Phylogenetic analysis of 2 cloned hagfish Rh glycoprotein sequences showed phylogenetic relationships of EsRhcg and EsRh-like peptide sequences. Analysis was completed using RAx-ML with methods previously described on the Cyberinfrastructure for Phylogenetic Research (CIPRES) Science Gateway servers. Branch support was estimated by bootstrap with 300 replications with auto-cutoff threshold set to 1,000. Cloned sequences are denoted with an arrow. Numbers in square brackets are the GenBank accession numbers of the sequences.

Fig. 7.

Representative micrographs depicting Pacific hagfish cutaneous cellular organization and EsRhcg localization.
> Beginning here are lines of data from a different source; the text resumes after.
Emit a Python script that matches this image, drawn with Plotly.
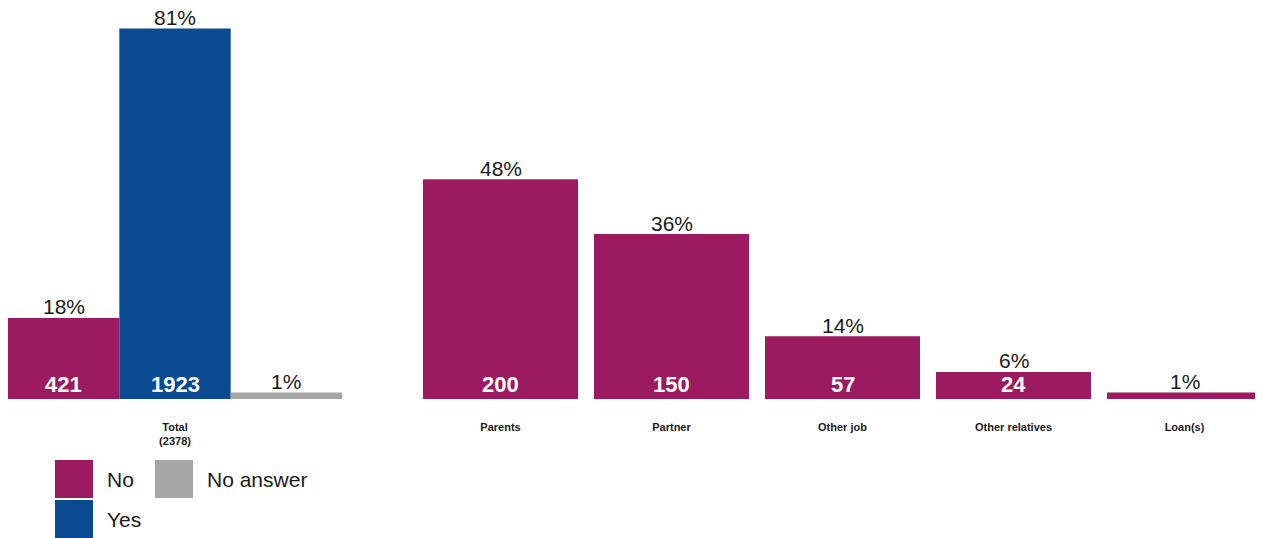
import plotly.graph_objects as go

# data
series = ["No", "Yes", "No answer"]
colors = {"No": "#9C1A60", "Yes": "#0A4A91", "No answer": "#A6A6A6"}

total_label = "Total<br>(2378)"
total_pct = [17.7, 80.9, 1.4]
total_n = [421, 1923, None]

sources = ["Parents", "Partner", "Other job", "Other relatives", "Loan(s)"]
source_pct = [48.0, 36.0, 13.7, 5.9, 1.4]
source_n = [200, 150, 57, 24, None]

# layout constants (pixels, page body adds 8px offset)
W, H = 1255, 530
BASE = 391          # baseline row of the bars
SCALE = 4.58        # px per percent
YMAX = BASE / SCALE
FONT = "Arial, Liberation Sans, sans-serif"
INK = "#1a1a1a"


def py(p):
    # pixel row -> paper y
    return (BASE - p) / BASE


def labels(x, pct, n, xref, yref):
    # percentage above the bar, count at its foot
    fig.add_annotation(
        x=x, y=pct, xref=xref, yref=yref, text=f"{pct:.0f}%",
        yanchor="middle", yshift=11, showarrow=False,
        font=dict(size=21, color=INK, family=FONT),
    )
    if n:
        fig.add_annotation(
            x=x, y=0, xref=xref, yref=yref, text=f"<b>{n}</b>",
            yanchor="middle", yshift=15, showarrow=False,
            font=dict(size=22, color="white", family=FONT),
        )


fig = go.Figure()

# left group: Total
bw = 1 / 3
for i, (name, pct) in enumerate(zip(series, total_pct)):
    off = -1.5 * bw + i * bw
    fig.add_trace(go.Bar(
        x=[total_label], y=[pct], name=name, width=bw, offset=off,
        marker=dict(color=colors[name], line_width=0),
        xaxis="x", yaxis="y", showlegend=False,
    ))
    labels(off + bw / 2, pct, total_n[i], "x", "y")

# right group: sources
fig.add_trace(go.Bar(
    x=sources, y=source_pct, name="No",
    marker=dict(color=colors["No"], line_width=0),
    xaxis="x2", yaxis="y2", showlegend=False,
))
for i, (pct, n) in enumerate(zip(source_pct, source_n)):
    labels(i, pct, n, "x2", "y2")

# hand-made legend with big squares
slots = [(47, 452), (47, 492), (147, 452)]
for name, (lx, ly) in zip(series, slots):
    fig.add_shape(
        type="rect", xref="paper", yref="paper",
        x0=lx / W, x1=(lx + 38) / W, y0=py(ly + 38), y1=py(ly),
        fillcolor=colors[name], line_width=0,
    )
    fig.add_annotation(
        x=(lx + 50) / W, y=py(ly + 20), xref="paper", yref="paper",
        text=name, xanchor="left", yanchor="middle", showarrow=False,
        font=dict(size=21, color=INK, family=FONT),
    )

axis_common = dict(
    showgrid=False, zeroline=False, showline=False, ticks="",
    tickfont=dict(size=11, color=INK, family=FONT, weight="bold"),
    ticklabelstandoff=20,
)
fig.update_layout(
    width=W, height=H,
    margin=dict(l=0, r=0, t=0, b=H - BASE),
    plot_bgcolor="white", paper_bgcolor="white",
    bargap=16 / 171,
    xaxis=dict(domain=[0, 334 / W], range=[-0.5, 0.5], **axis_common),
    xaxis2=dict(domain=[407 / W, 1], range=[-0.5, 4.5 - 7 / 171], anchor="y2", **axis_common),
    yaxis=dict(range=[0, YMAX], visible=False),
    yaxis2=dict(range=[0, YMAX], visible=False, anchor="x2"),
    font=dict(family=FONT),
)

fig.write_html("out.html")
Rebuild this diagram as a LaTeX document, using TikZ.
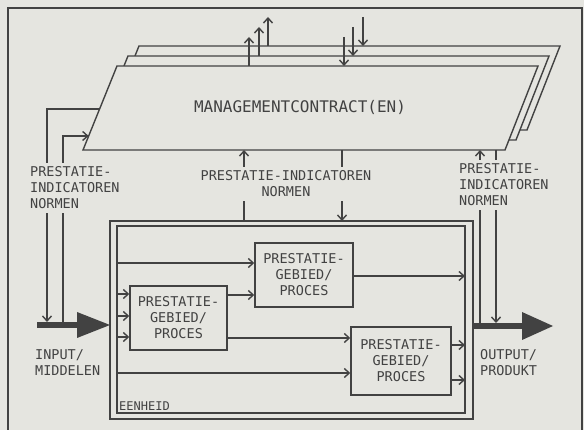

Hematoxylin and eosin staining (A) highlighting the large mucous cells (MC) and clearly defined basement membrane separating the epidermis (Ep) from the capillary-rich (Cp; denoted by arrows) dermis (De). Immunohistochemistry representative confocal images showing localization of the EsRhcg using Myxinid-derived antibodies (red) to the basal aspect of the epidermis (B). Immunoreactivity was observed along the length of the basement membrane of the epidermis, extending up to surround the large MC. Preabsorbed antibody control micrograph (B, inset) demonstrating no evidence of EsRhcg staining. Scale bars = 100 µm in A and 20 µm in B.

Fig. 8.

Cutaneous distribution of EsRhcg abundance in hagfish. Hagfish skin was excised in sequential sections (anterior, middle, posterior) from along the length of the animal. Skin sections were distributed by percentage distance from the snout (anterior: 27.58 ± 0.9%; middle: 57.21 ± 1.40%; posterior: 84.19 ± 1.08%). A: representative blot from anterior, middle, and posterior skin sections. B: relative abundance of cutaneous EsRhcg expression from sequential skin sections. Data are presented as means + SE (n). Bars with same letter are not statistically different (P < 0.05) as determined by one-way ANOVA followed by Holm-Sidak’s multiple comparisons post hoc test.